La iniciativa de reforma a la justicia militar que presentó el Presidente Calderón refleja la tensión extraordinaria que subyace a su estrategia de seguridad y a la relación entre las fuerzas armadas y el poder civil. Tratando de balancear la necesidad de contar con el apoyo irrestricto del Ejército –evitando criticar su actuación para no bajar la moral de las tropas– y sus compromisos internacionales en materia de derechos humanos, el Ejecutivo Federal se encuentra en una coyuntura compleja .
La iniciativa, limitada como pueda encontrarse, es un paso adelante. Y es que al contrario de lo que afirman sus críticos, es probable que la iniciativa cumpla —aunque sea en el sentido más estricto— con lo que determinó la Corte Interamericana de Derechos Humanos en el caso de Rosendo Radilla, desaparecido en la guerra sucia de los 1970, en tanto que transfiere a los juzgados federales los delitos de violación, secuestro y desaparición forzada.
Es cierto que la iniciativa protege también el derecho del Ejército a castigar las faltas contra la “disciplina militar” –que incluirían, por ejemplo, el homicidio en un retén— pero también introduce ya la noción de que hay derechos que están por encima de las canonjías del Ejército. Junto con la nueva Ley de Seguridad Nacional, “congelada” en la Cámara de Diputados por el cabildeo del Ejército, se está avanzando hacia la posibilidad de que las fuerzas armadas estén sujetas a las reglas básicas de un régimen democrático.

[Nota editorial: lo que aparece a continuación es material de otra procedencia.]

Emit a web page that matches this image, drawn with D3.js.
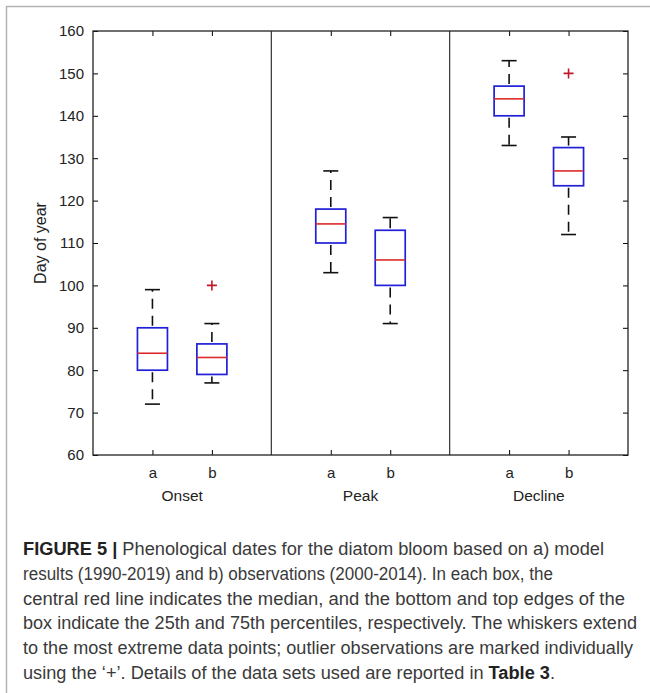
<!DOCTYPE html>
<html>
<head>
<meta charset="utf-8">
<script src="https://cdn.jsdelivr.net/npm/d3@7"></script>
<style>
  body { margin: 0; background: #fff; }
  svg { display: block; font-family: "Liberation Sans", Arial, sans-serif; }
</style>
</head>
<body>
<div id="chart"></div>
<script>
// Daten (Tag im Jahr)
const groups = ['Onset', 'Peak', 'Decline'];
const series = ['a', 'b'];
const whiskerLow  = [[72, 77], [103, 91], [133, 112]];
const q1          = [[80, 79], [110, 100], [140, 123.5]];
const medians     = [[84, 83], [114.5, 106], [144, 127]];
const q3          = [[90, 86.2], [118, 113], [147, 132.5]];
const whiskerHigh = [[99, 91], [127, 116], [153, 135]];
const outliers    = [[[], [100]], [[], []], [[], [150]]];
const yTicks = [60, 70, 80, 90, 100, 110, 120, 130, 140, 150, 160];

const captionLines = [
  [['FIGURE 5 | ', true], ['Phenological dates for the diatom bloom based on a) model', false]],
  [['results (1990-2019) and b) observations (2000-2014). In each box, the', false]],
  [['central red line indicates the median, and the bottom and top edges of the', false]],
  [['box indicate the 25th and 75th percentiles, respectively. The whiskers extend', false]],
  [['to the most extreme data points; outlier observations are marked individually', false]],
  [['using the \u2018+\u2019. Details of the data sets used are reported in ', false], ['Table 3', true], ['.', false]]
];
// ungefähre Zeilenbreite im Original (schmale Schrift)
const captionWidths = [581, 530, 602, 614, 610, 532];

// Tabelle für die Boxen aufbauen
const boxes = [];
groups.forEach((g, gi) => {
  series.forEach((s, si) => {
    boxes.push({
      group: g, series: s,
      lo: whiskerLow[gi][si], q1: q1[gi][si], med: medians[gi][si],
      q3: q3[gi][si], hi: whiskerHigh[gi][si], out: outliers[gi][si]
    });
  });
});

const W = 650, H = 693;
const plot = { left: 93, right: 628, top: 31, bottom: 455 };

const svg = d3.select('#chart').append('svg')
  .attr('width', W)
  .attr('height', H);

// Äußerer Rahmen der Abbildung
svg.append('rect')
  .attr('x', 6.5).attr('y', 6.5)
  .attr('width', W + 20).attr('height', H + 20)
  .attr('fill', 'none')
  .attr('stroke', '#b4b4b4')
  .attr('stroke-width', 1.5);

// Skalen
const y = d3.scaleLinear().domain([60, 160]).range([plot.bottom, plot.top]);
const xGroup = d3.scaleBand().domain(groups).range([plot.left, plot.right]).padding(0);
const xInner = d3.scalePoint().domain(series).range([0, xGroup.bandwidth()]).padding(1);
const xPos = d => xGroup(d.group) + xInner(d.series);

// Y-Achse links (Striche nach innen)
svg.append('g')
  .attr('transform', `translate(${plot.left},0)`)
  .call(d3.axisLeft(y).tickValues(yTicks).tickSizeInner(-5).tickSizeOuter(0).tickPadding(9))
  .call(g => g.select('.domain').remove())
  .call(g => g.selectAll('text').attr('font-size', 15).attr('fill', '#222').attr('font-family', null));

// Y-Achse rechts (nur Striche)
svg.append('g')
  .attr('transform', `translate(${plot.right},0)`)
  .call(d3.axisRight(y).tickValues(yTicks).tickSizeInner(-5).tickSizeOuter(0).tickFormat(''))
  .call(g => g.select('.domain').remove());

// X-Achsen je Gruppe
groups.forEach(g => {
  svg.append('g')
    .attr('transform', `translate(${xGroup(g)},${plot.bottom})`)
    .call(d3.axisBottom(xInner).tickSizeInner(-5).tickSizeOuter(0).tickPadding(12))
    .call(s => s.select('.domain').remove())
    .call(s => s.selectAll('text').attr('font-size', 15).attr('fill', '#222').attr('font-family', null));

  svg.append('g')
    .attr('transform', `translate(${xGroup(g)},${plot.top})`)
    .call(d3.axisTop(xInner).tickSizeInner(-5).tickSizeOuter(0).tickFormat(''))
    .call(s => s.select('.domain').remove());

  // Gruppenbeschriftung
  svg.append('text')
    .attr('x', xGroup(g) + xGroup.bandwidth() / 2)
    .attr('y', plot.bottom + 46)
    .attr('text-anchor', 'middle')
    .attr('font-size', 15.5)
    .attr('fill', '#222')
    .text(g);
});

// Trennlinien zwischen den Gruppen
svg.append('g')
  .selectAll('line')
  .data(groups.slice(1))
  .enter().append('line')
  .attr('x1', d => xGroup(d)).attr('x2', d => xGroup(d))
  .attr('y1', plot.top).attr('y2', plot.bottom)
  .attr('stroke', '#333')
  .attr('stroke-width', 1.2);

// Rahmen des Diagramms
svg.append('rect')
  .attr('x', plot.left).attr('y', plot.top)
  .attr('width', plot.right - plot.left)
  .attr('height', plot.bottom - plot.top)
  .attr('fill', 'none')
  .attr('stroke', '#222')
  .attr('stroke-width', 1.3);

// Beschriftung der Y-Achse
svg.append('text')
  .attr('transform', 'rotate(-90)')
  .attr('x', -(plot.top + plot.bottom) / 2)
  .attr('y', 46)
  .attr('text-anchor', 'middle')
  .attr('font-size', 16)
  .attr('fill', '#222')
  .text('Day of year');

// Boxplots zeichnen
const boxW = 30, capW = 15;
const box = svg.append('g')
  .selectAll('.box')
  .data(boxes)
  .enter().append('g')
  .attr('class', 'box');

// Whisker (gestrichelt)
box.append('line')
  .attr('x1', xPos).attr('x2', xPos)
  .attr('y1', d => y(d.q3)).attr('y2', d => y(d.hi))
  .attr('stroke', '#111').attr('stroke-width', 1.6)
  .attr('stroke-dasharray', '10,7')
  .attr('stroke-dashoffset', -2);
box.append('line')
  .attr('x1', xPos).attr('x2', xPos)
  .attr('y1', d => y(d.q1)).attr('y2', d => y(d.lo))
  .attr('stroke', '#111').attr('stroke-width', 1.6)
  .attr('stroke-dasharray', '10,7')
  .attr('stroke-dashoffset', -2);

// Whisker-Enden
box.selectAll('.cap')
  .data(d => [d.hi, d.lo].map(v => ({ x: xPos(d), v: v })))
  .enter().append('line')
  .attr('class', 'cap')
  .attr('x1', d => d.x - capW / 2).attr('x2', d => d.x + capW / 2)
  .attr('y1', d => y(d.v)).attr('y2', d => y(d.v))
  .attr('stroke', '#111').attr('stroke-width', 1.6);

// Box (25.–75. Perzentil)
box.append('rect')
  .attr('x', d => xPos(d) - boxW / 2)
  .attr('y', d => y(d.q3))
  .attr('width', boxW)
  .attr('height', d => y(d.q1) - y(d.q3))
  .attr('fill', 'none')
  .attr('stroke', '#2020d8')
  .attr('stroke-width', 1.7);

// Median
box.append('line')
  .attr('x1', d => xPos(d) - boxW / 2).attr('x2', d => xPos(d) + boxW / 2)
  .attr('y1', d => y(d.med)).attr('y2', d => y(d.med))
  .attr('stroke', '#dc2a2a').attr('stroke-width', 1.6);

// Ausreißer als '+'
box.selectAll('.outlier')
  .data(d => d.out.map(v => ({ x: xPos(d), v: v })))
  .enter().append('path')
  .attr('class', 'outlier')
  .attr('d', d => `M${d.x - 5},${y(d.v)}H${d.x + 5}M${d.x},${y(d.v) - 5}V${y(d.v) + 5}`)
  .attr('stroke', '#c01828')
  .attr('stroke-width', 1.6)
  .attr('fill', 'none');

// Bildunterschrift
const caption = svg.append('g').attr('fill', '#3a3a3a');
captionLines.forEach((parts, i) => {
  const t = caption.append('text')
    .attr('x', 23)
    .attr('y', 555 + i * 24.8)
    .attr('font-size', 17.5)
    .attr('textLength', captionWidths[i])
    .attr('lengthAdjust', 'spacingAndGlyphs');
  parts.forEach(p => {
    t.append('tspan')
      .attr('font-weight', p[1] ? 'bold' : null)
      .attr('fill', p[1] ? '#222' : null)
      .text(p[0]);
  });
});
</script>
</body>
</html>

Es tiempo pues de observar la actuación del Poder Legislativo. Si es incapaz de aprobar —como en el caso de la Ley de Seguridad Nacional— incluso estas reformas tan limitadas, el mensaje para los mexicanos será claro: el Ejército preservará sus privilegios, no importa quién sea el Ejecutivo Federal ni qué compromisos se hayan asumido.